My daughter was sitting at my computer clicking the link that would reveal whether or not she was accepted for early decision at one of the top universities in America. When the school's familiar logo popped up with a big "Congratulations" across it, we all burst into tears of joy. As I hugged my beloved wife, daughter and son, my mind was telling me to call my first wife, Vanessa, dead now thirteen years. And I remembered my boss and his Peabody, and his impulse to call his father.

Since then I've lost my dad, a wonderful father-in-law, a cousin and a brother-in-law who was dear to me, and in each case have noted that in moments of great joy or great despair I have had that impulse to call or write them.

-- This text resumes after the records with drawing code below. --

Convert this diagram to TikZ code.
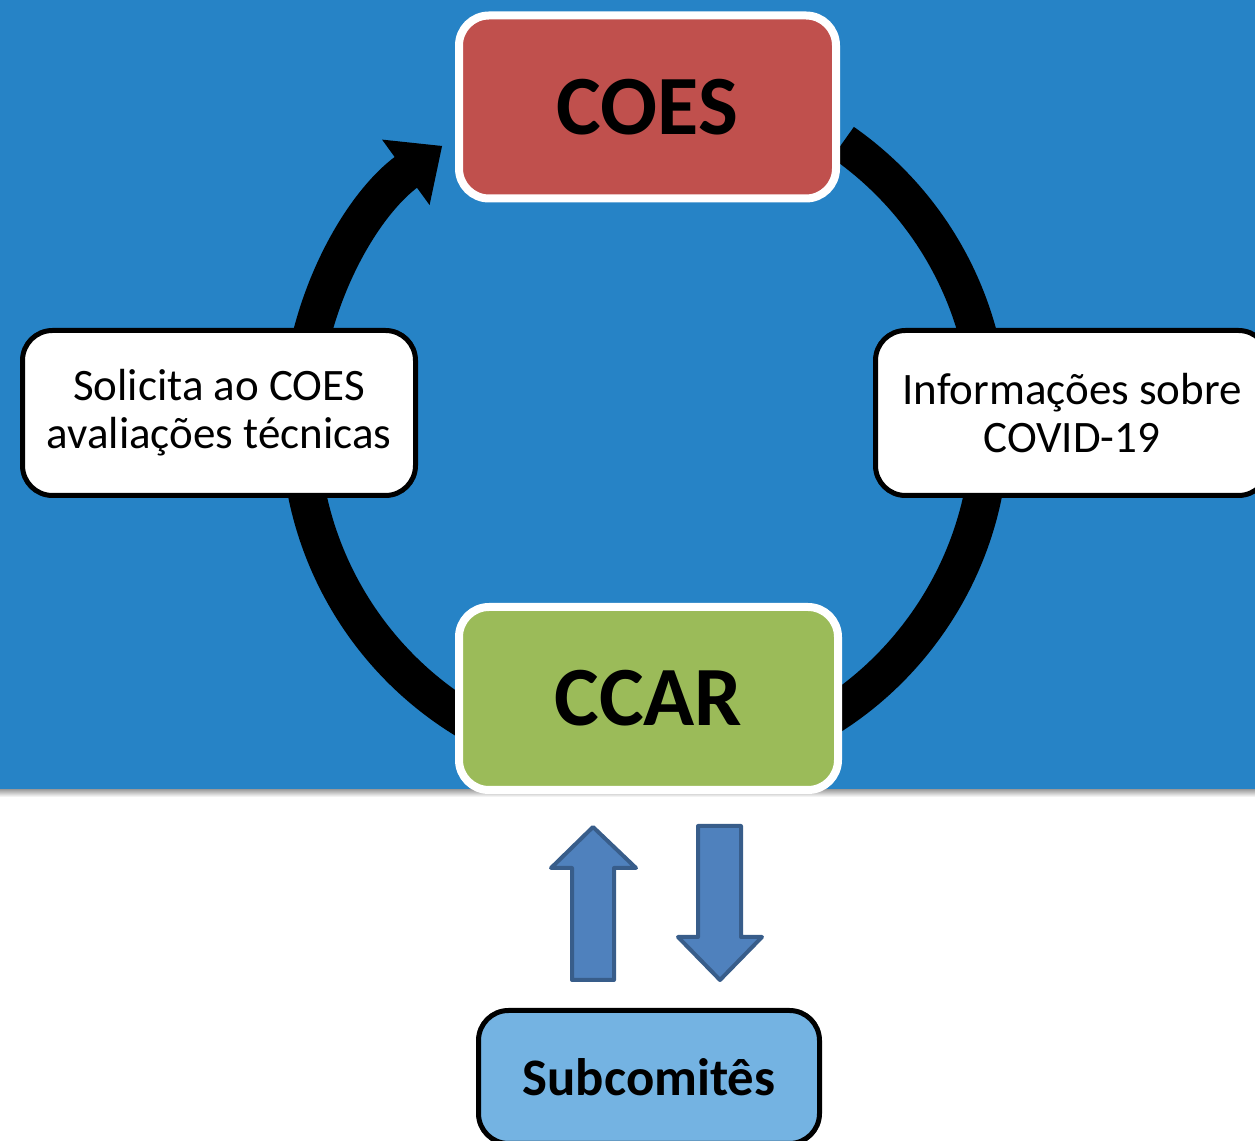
\documentclass[tikz,border=0pt]{standalone}
\usepackage{fontspec}
\setmainfont{Carlito}
\usepackage{tikz}
\usetikzlibrary{arrows.meta}
\usepackage{xcolor}
\definecolor{bgblue}{HTML}{2683C6}
\definecolor{coesred}{HTML}{C0504D}
\definecolor{ccargreen}{HTML}{9BBB59}
\definecolor{subblue}{HTML}{74B3E2}
\definecolor{arrowfill}{HTML}{4F81BD}
\definecolor{arrowedge}{HTML}{385D8A}

\tikzset{
	mainbox/.style={draw=white,line width=0.08cm,rounded corners=0.3cm,
		minimum height=1.83cm,font=\fontsize{24}{29}\selectfont\bfseries},
	sidebox/.style={draw=black,fill=white,line width=0.05cm,rounded corners=0.3cm,
		minimum width=3.93cm,minimum height=1.65cm,align=center,
		font=\fontsize{12.8}{13.6}\selectfont},
	ring/.style={line width=0.38cm,-{Triangle[width=0.78cm,length=0.45cm]}},
	blockarrow/.style={fill=arrowfill,draw=arrowedge,line width=0.04cm,line join=round}
}

\begin{document}
\begin{tikzpicture}
		\useasboundingbox (0,0) rectangle (12.55,-11.41);
		\fill[bgblue] (0,0) rectangle (12.55,-7.9);
		\shade[top color=black!35,bottom color=white] (0,-7.9) rectangle (12.55,-7.97);
	
		\coordinate (hub) at (6.45,-4.25);
		\draw[ring] ([shift={(55:3.45)}]hub) arc[start angle=55,end angle=-234,radius=3.45];
	
		\node[mainbox,fill=coesred,minimum width=3.77cm] (coes) at (6.475,-1.07) {COES};
		\node[mainbox,fill=ccargreen,minimum width=3.79cm] (ccar) at (6.485,-6.985) {CCAR};
		\node[sidebox] (pede) at (2.19,-4.13) {Solicita ao COES\\avaliações técnicas};
		\node[sidebox] (info) at (10.72,-4.13) {Informações sobre\\COVID-19};
		\node[draw=black,fill=subblue,line width=0.05cm,rounded corners=0.3cm,
			minimum width=3.41cm,minimum height=1.33cm,
			font=\fontsize{15}{18}\selectfont\bfseries] (sub) at (6.49,-10.77) {Subcomitês};
	
		\draw[blockarrow] (5.72,-9.80) -- (5.72,-8.68) -- (5.51,-8.68) -- (5.93,-8.27) 
		-- (6.36,-8.68) -- (6.14,-8.68) -- (6.14,-9.80) -- cycle;
		\draw[blockarrow] (6.98,-8.26) -- (6.98,-9.37) -- (6.78,-9.37) -- (7.20,-9.80) 
		-- (7.62,-9.37) -- (7.41,-9.37) -- (7.41,-8.26) -- cycle;
	\end{tikzpicture}
\end{document}
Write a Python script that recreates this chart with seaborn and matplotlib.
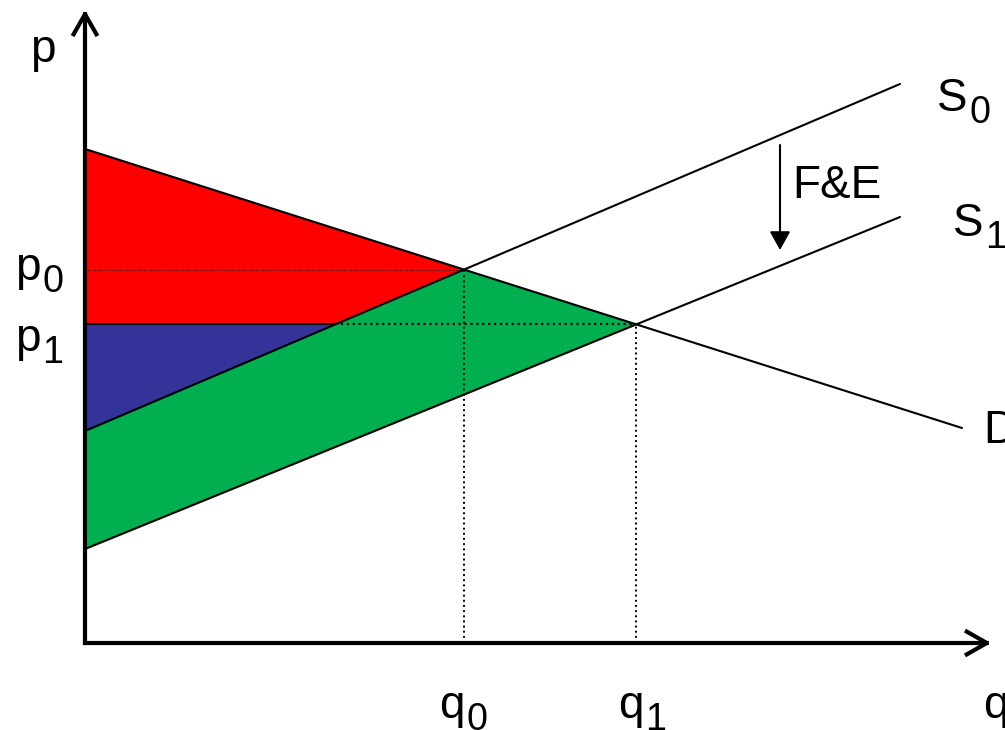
import numpy as np
import matplotlib
matplotlib.use("Agg")
import matplotlib.pyplot as plt
import seaborn as sns
from matplotlib.patches import FancyArrowPatch

# curve end points (quantity, price)
demand_q = [0.0, 8.77]
demand_p = [4.94, 2.15]
supply0_q = [0.0, 8.15]
supply0_p = [2.12, 5.59]
supply1_q = [0.0, 8.15]
supply1_p = [0.94, 4.26]

# area colours
surplus_colors = {"red": "#FF0000", "blue": "#333399", "green": "#00B050"}


def line_coef(qs, ps):
    m = (ps[1] - ps[0]) / (qs[1] - qs[0])
    return m, ps[0] - m * qs[0]


def crossing(qa, pa, qb, pb):
    ma, ba = line_coef(qa, pa)
    mb, bb = line_coef(qb, pb)
    q = (bb - ba) / (ma - mb)
    return q, ma * q + ba


def sub_label(ax, x, y, main, sub, size=33):
    """Main letter with a smaller, lowered subscript next to it."""
    t = ax.text(x, y, main, fontsize=size, color="black", ha="left", va="baseline")
    if sub:
        ax.annotate(sub, xy=(1, 0), xycoords=t, xytext=(1.5, -7.0),
                    textcoords="offset points", fontsize=size * 0.82,
                    color="black", ha="left", va="bottom")
    return t


q0, p0 = crossing(demand_q, demand_p, supply0_q, supply0_p)
q1, p1 = crossing(demand_q, demand_p, supply1_q, supply1_p)
m0, b0 = line_coef(supply0_q, supply0_p)
q_mid = (p1 - b0) / m0

sns.set_theme(style="white")
plt.rcParams["font.family"] = ["Liberation Sans", "DejaVu Sans"]
plt.rcParams["text.color"] = "black"

fig = plt.figure(figsize=(10.05, 7.3), dpi=100)
ax = fig.add_axes([0, 0, 1, 1])
ax.set_xlim(-0.85, 9.20)
ax.set_ylim(-0.87, 6.43)
ax.axis("off")

# shaded areas
red = [(0, demand_p[0]), (q0, p0), (q_mid, p1), (0, p1)]
blue = [(0, p1), (q_mid, p1), (0, supply0_p[0])]
green = [(0, supply0_p[0]), (q0, p0), (q1, p1), (0, supply1_p[0])]
for poly, c in [(red, "red"), (blue, "blue"), (green, "green")]:
    xs, ys = zip(*poly)
    ax.fill(xs, ys, color=surplus_colors[c], lw=0, zorder=1)

# guide lines
ax.hlines(p0, 0, q0, colors="black", linestyles=":", lw=0.8, zorder=2)
ax.hlines(p1, 0, q_mid, colors="black", lw=1.5, zorder=2)
ax.hlines(p1, q_mid, q1, colors="black", linestyles=":", lw=1.6, zorder=2)
ax.vlines(q0, 0, p0, colors="black", linestyles=":", lw=1.4, zorder=2)
ax.vlines(q1, 0, p1, colors="black", linestyles=":", lw=1.4, zorder=2)

# demand and supply curves
for qs, ps in [(demand_q, demand_p), (supply0_q, supply0_p), (supply1_q, supply1_p)]:
    sns.lineplot(x=qs, y=ps, ax=ax, color="black", lw=1.5, zorder=3)

# axes with open arrow heads
for tip in [(9.06, 0), (0, 6.33)]:
    ax.add_patch(FancyArrowPatch((0, 0), tip, arrowstyle="->,head_length=0.72,head_width=0.41",
                                 mutation_scale=20, lw=3, color="black",
                                 shrinkA=0, shrinkB=0, capstyle="projecting", zorder=4))

# shift arrow
ax.add_patch(FancyArrowPatch((6.95, 4.98), (6.95, 3.93),
                             arrowstyle="-|>,head_length=0.45,head_width=0.25",
                             mutation_scale=25, lw=1.5, color="black",
                             shrinkA=0, shrinkB=0, zorder=4))

# labels
sub_label(ax, -0.55, 5.81, "p", "")
sub_label(ax, -0.70, 3.63, "p", "0")
sub_label(ax, -0.70, 2.92, "p", "1")
sub_label(ax, 3.54, -0.75, "q", "0")
sub_label(ax, 5.33, -0.75, "q", "1")
sub_label(ax, 8.98, -0.75, "q", "")
sub_label(ax, 8.52, 5.32, "S", "0")
sub_label(ax, 8.68, 4.07, "S", "1")
sub_label(ax, 8.98, 2.00, "D", "")
sub_label(ax, 7.07, 4.45, "F&E", "")

fig.savefig("out.png", dpi=100)
plt.close(fig)
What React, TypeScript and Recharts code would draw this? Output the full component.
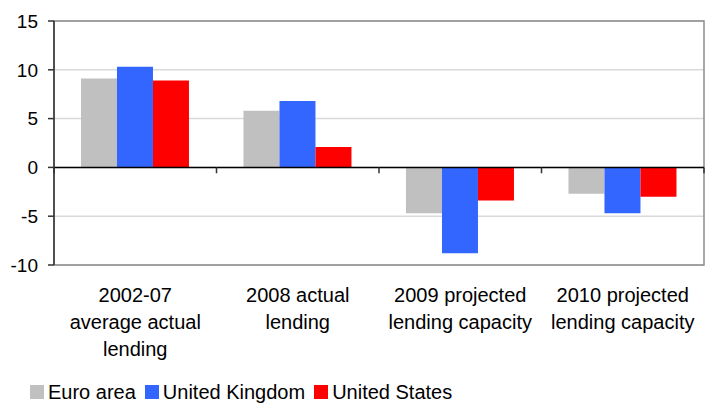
import { BarChart, Bar, XAxis, YAxis, CartesianGrid, Legend, ReferenceLine, ReferenceArea } from "recharts"

// categories and series values
const categories = [
  "2002-07|average actual|lending",
  "2008 actual|lending",
  "2009 projected|lending capacity",
  "2010 projected|lending capacity",
]
const euroArea = [9.1, 5.8, -4.7, -2.7]
const unitedKingdom = [10.3, 6.8, -8.8, -4.7]
const unitedStates = [8.9, 2.1, -3.4, -3.0]
const yTicks = [-10, -5, 0, 5, 10, 15]
const boundaries = [0, 1, 2, 3, 4]

const series = [
  { key: "euro", name: "Euro area", color: "#c0c0c0" },
  { key: "uk", name: "United Kingdom", color: "#3366ff" },
  { key: "us", name: "United States", color: "#ff0000" },
]

// slot = middle of each category on a 0..n number line, used for the boundary ticks
const data = categories.map((name, i) => ({
  name,
  slot: i + 0.5,
  euro: euroArea[i],
  uk: unitedKingdom[i],
  us: unitedStates[i],
}))

const font = "'Liberation Sans', Arial, sans-serif"

const CategoryTick = (props: any) => {
  const { x, y, payload } = props
  const lines = String(payload.value).split("|")
  return (
    <text x={x} y={y + 29} textAnchor="middle" fontSize={20} fontFamily={font} fill="#000">
      {lines.map((line, i) => (
        <tspan key={i} x={x} dy={i === 0 ? 0 : 27}>
          {line}
        </tspan>
      ))}
    </text>
  )
}

const LegendContent = () => (
  <div style={{ display: "flex", alignItems: "center", paddingLeft: 30, paddingTop: 17, fontFamily: font, fontSize: 20, lineHeight: "20px", color: "#000" }}>
    {series.map((s) => (
      <div key={s.key} style={{ display: "flex", alignItems: "center", marginRight: 9 }}>
        <span style={{ width: 14, height: 14, background: s.color, display: "inline-block", marginRight: 4 }} />
        <span>{s.name}</span>
      </div>
    ))}
  </div>
)

export default function App() {
  return (
    <div style={{ position: "absolute", left: 0, top: 0, width: 712, height: 403, background: "#fff" }}>
      <BarChart
        width={712}
        height={403}
        data={data}
        margin={{ top: 21, right: 8, left: 0, bottom: 0 }}
        barCategoryGap="16.6%"
        barGap={0}
      >
        <CartesianGrid vertical={false} stroke="#d9d9d9" strokeWidth={1.5} />
        <XAxis xAxisId="cat" dataKey="name" height={100} axisLine={false} tickLine={false} tick={<CategoryTick />} interval={0} />
        <XAxis xAxisId="num" dataKey="slot" type="number" domain={[0, categories.length]} allowDataOverflow hide />
        <YAxis
          width={54}
          domain={[-10, 15]}
          ticks={yTicks}
          interval={0}
          tickSize={6}
          tickMargin={10}
          axisLine={{ stroke: "#333", strokeWidth: 1.5 }}
          tickLine={{ stroke: "#333", strokeWidth: 1.5 }}
          tick={{ fill: "#000", fontSize: 19, fontFamily: font }}
        />
        <ReferenceArea xAxisId="num" x1={0} x2={categories.length} y1={-10} y2={15} fill="none" stroke="#8c8c8c" strokeWidth={1.5} ifOverflow="visible" />
        {series.map((s) => (
          <Bar key={s.key} xAxisId="cat" dataKey={s.key} name={s.name} fill={s.color} isAnimationActive={false} />
        ))}
        <ReferenceLine xAxisId="num" y={0} stroke="#000" strokeWidth={1.5} />
        {boundaries.map((b) => (
          <ReferenceLine
            key={b}
            xAxisId="num"
            segment={[{ x: b, y: 0 }, { x: b, y: -0.6 }]}
            stroke="#333"
            strokeWidth={1.5}
            ifOverflow="visible"
          />
        ))}
        <Legend verticalAlign="bottom" height={38} content={<LegendContent />} />
      </BarChart>
    </div>
  )
}
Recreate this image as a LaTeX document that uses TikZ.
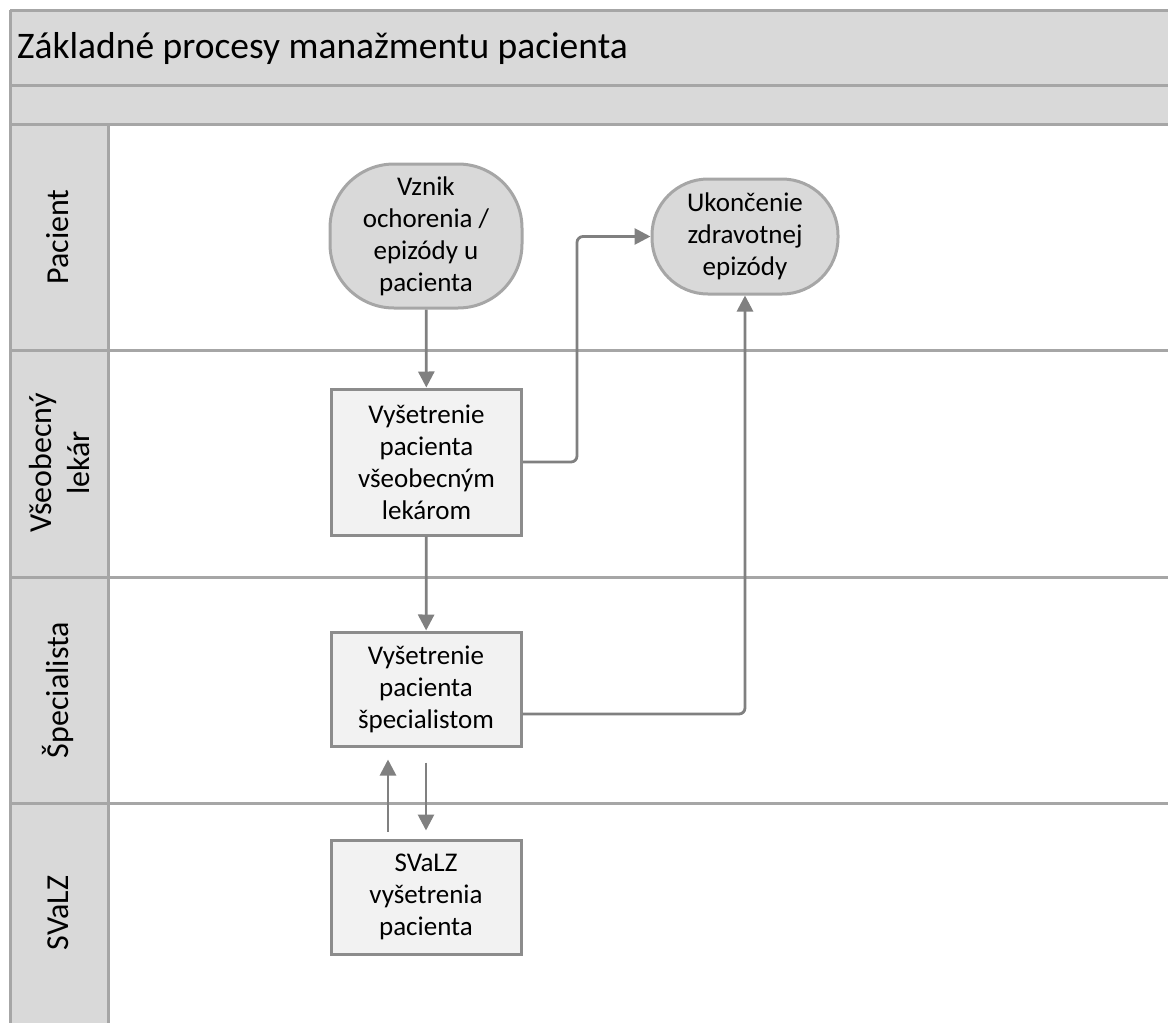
\documentclass[tikz,border=0pt]{standalone}
\usepackage{fontspec}
\setmainfont{Carlito}
\usetikzlibrary{arrows.meta}
\definecolor{hdrfill}{HTML}{D9D9D9}
\definecolor{laneline}{HTML}{A6A6A6}
\definecolor{boxfill}{HTML}{F2F2F2}
\definecolor{boxline}{HTML}{8C8C8C}
\definecolor{connline}{HTML}{808080}
\tikzset{
  laneborder/.style={draw=laneline, line width=3pt},
  lanelabel/.style={rotate=90, align=center, font=\fontsize{32}{38}\selectfont},
  terminal/.style={draw=laneline, fill=hdrfill, line width=3pt,
    align=center, inner sep=0pt, font=\fontsize{27}{32}\selectfont},
  taskbox/.style={draw=boxline, fill=boxfill, line width=3pt, align=center,
    inner sep=0pt, minimum width=190pt, font=\fontsize{27}{32}\selectfont},
  conn/.style={draw=connline, line width=2.8pt,
    -{Triangle[length=16pt,width=16pt]}, rounded corners=6pt},
}
\begin{document}
\begin{tikzpicture}[x=1pt, y=-1pt]
  \useasboundingbox (0,0) rectangle (1168,1023);
  \clip (0,0) rectangle (1168,1023);
  % header bands and lane label column
  \fill[hdrfill] (10,10) rectangle (1180,124);
  \fill[hdrfill] (10,124) rectangle (108,1040);
  \draw[laneborder] (10,10) -- (1180,10);
  \draw[laneborder] (10,85) -- (1180,85);
  \draw[laneborder] (10,124) -- (1180,124);
  \draw[laneborder] (10,350) -- (1180,350);
  \draw[laneborder] (10,577) -- (1180,577);
  \draw[laneborder] (10,803) -- (1180,803);
  \draw[laneborder] (10,10) -- (10,1040);
  \draw[laneborder] (108,124) -- (108,1040);
  % title
  \node[anchor=base west, inner sep=0pt, font=\fontsize{37.5}{42}\selectfont] (title) at (17,58) {Základné procesy manažmentu pacienta};
  % lane labels
  \node[lanelabel] (lpac) at (58,237) {Pacient};
  \node[lanelabel] (lvl) at (60,463) {Všeobecný\\lekár};
  \node[lanelabel] (lspec) at (58,690) {Špecialista};
  \node[lanelabel] (lsvalz) at (58,913) {SVaLZ};
  % process nodes
  \node[terminal, rounded corners=64pt, minimum width=192pt, minimum height=144pt] (start) at (426,236)
    {Vznik\\ochorenia /\\epizódy u\\pacienta};
  \node[terminal, rounded corners=56pt, minimum width=186pt, minimum height=115pt] (end) at (745,236.5)
    {Ukončenie\\zdravotnej\\epizódy};
  \node[taskbox, minimum height=146pt] (vl) at (426.5,462)
    {Vyšetrenie\\pacienta\\všeobecným\\lekárom};
  \node[taskbox, minimum height=114pt] (spec) at (426,689)
    {Vyšetrenie\\pacienta\\špecialistom};
  \node[taskbox, minimum height=114pt] (svalz) at (426,897)
    {SVaLZ\\vyšetrenia\\pacienta};
  % connectors
  \draw[conn] (start) -- (vl);
  \draw[conn] (vl.east) -- ++(54,0) |- (end.west);
  \draw[conn] (vl) -- (spec);
  \draw[conn] ([yshift=-25pt]spec.east) -| (end.south);
  \draw[conn, shorten <=7pt, shorten >=12pt] ([xshift=-38pt]svalz.north) -- ([xshift=-38pt]spec.south);
  \draw[conn, shorten <=15pt, shorten >=8pt] (spec.south) -- (svalz.north);
\end{tikzpicture}
\end{document}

My wife and I have been close friends of Lisa and her husband Barry, and one day a couple of years after both Wendy and Lisa lost fathers they adored, we discovered that we had independently been thinking about starting a website that encouraged the grief-stricken to find peace by writing directly to our departed loved ones.

I look back with what I've accomplished in life with pride. I've raised two spectacular children, and loved and been loved by two outstanding women.

If, through AfterTalk, Lisa and I can bring comfort and insight to those who have suffered a loss, I will be completely content.